Crisis planning versus advance planning
The best time to plan is five years before you need care, when the irrevocable trust has time to season past the lookback. But families rarely have that luxury. When a loved one is already in a facility, crisis planning still has tools, including personal services contracts, properly drafted spousal transfers, qualified annuities for a community spouse, and partial gift-and-loan strategies. These are technical, easy to get wrong, and unforgiving when DCF reviews the file. Crisis planning is the emergency room of elder law; you want a steady hand, not a self-help form.
Talk to a Boca Raton elder law attorney before you move money
The recurring lesson is simple: the most damaging Medicaid mistakes are the ones made before anyone calls a lawyer. A transfer that felt generous, a deed signed at the kitchen table, a beneficiary form never updated, each can cost months of coverage or hand a first family’s inheritance to the wrong person. If you are navigating a second marriage, aging parents, and the prospect of long-term care, plan deliberately and plan early. Contact our Boca Raton office to map out a strategy that protects both your assets and the people you intend to provide for.
This article is general information about Florida law as of 2026 and is not legal advice. Medicaid figures change annually, and your eligibility depends on your specific facts. Consult a licensed Florida elder law attorney before acting.
Frequently Asked Questions
What is the asset limit for Medicaid in Florida in 2026?
A single applicant for Florida long-term care Medicaid (the Institutional Care Program) must have countable assets under $2,000 and gross monthly income under $2,982 in 2026. When only one spouse applies, the community spouse can keep up to $162,660 in countable assets under the Community Spouse Resource Allowance. Exempt assets such as the homestead and one vehicle do not count toward the $2,000 limit.
How far back does Florida Medicaid look at my finances?
Florida reviews 60 months (five years) of financial records under federal law at 42 U.S.C. § 1396p(c). Gifts or transfers made for less than fair market value during that lookback create a penalty period of ineligibility, calculated by dividing the transferred amount by the 2026 penalty divisor of $10,645 per month. This is why advance planning, ideally more than five years out, is far safer than last-minute gifting.
Can I just give my house to my children to qualify for Medicaid?
Usually no. An outright gift of the home within the five-year lookback triggers a transfer penalty and strips away the homestead’s tax exemption and creditor protection. In Florida, an enhanced life estate (Lady Bird) deed is the more common tool, because it keeps the home exempt during life, passes it outside probate, and generally shields it from Medicaid estate recovery without making an uncompensated transfer.

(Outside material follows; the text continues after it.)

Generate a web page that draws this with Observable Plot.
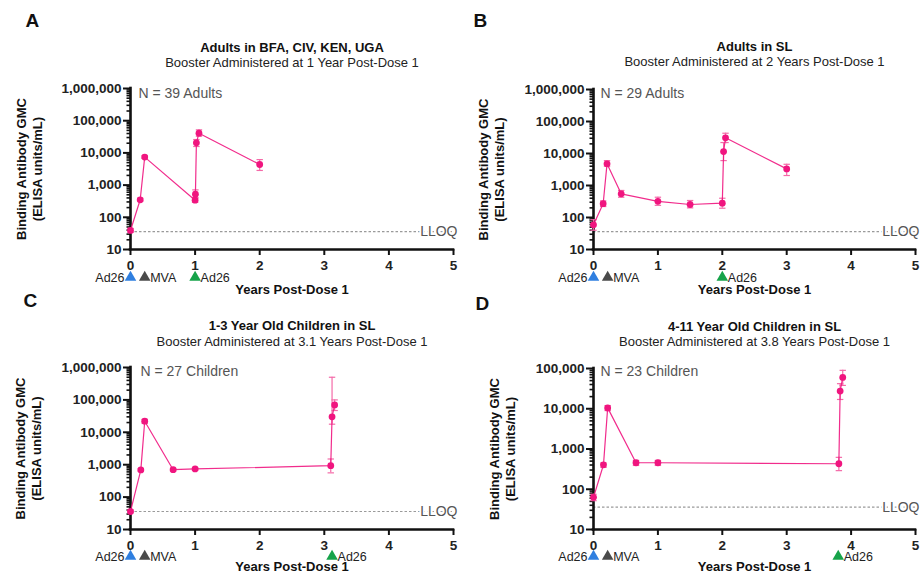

How do second marriages complicate Medicaid planning?
Spousal protections like the Community Spouse Resource Allowance can allocate significant assets to a second spouse, which may unintentionally disinherit children from a first marriage. Florida’s homestead devise restrictions and the surviving spouse’s elective share can also override your documents. Blended families should integrate Medicaid planning with their wills, trusts, deeds, prenuptial or postnuptial agreements, and beneficiary designations so every piece is consistent.
What is a Qualified Income Trust and do I need one in Florida?
Florida is an income-cap state, so applicants whose gross monthly income exceeds the 2026 limit of $2,982 can use a Qualified Income Trust, also called a Miller Trust, to route the excess income each month and meet the cap. It must be drafted correctly and funded every month, and any remaining balance at death is subject to Medicaid payback. A QIT solves an income problem, not an asset problem.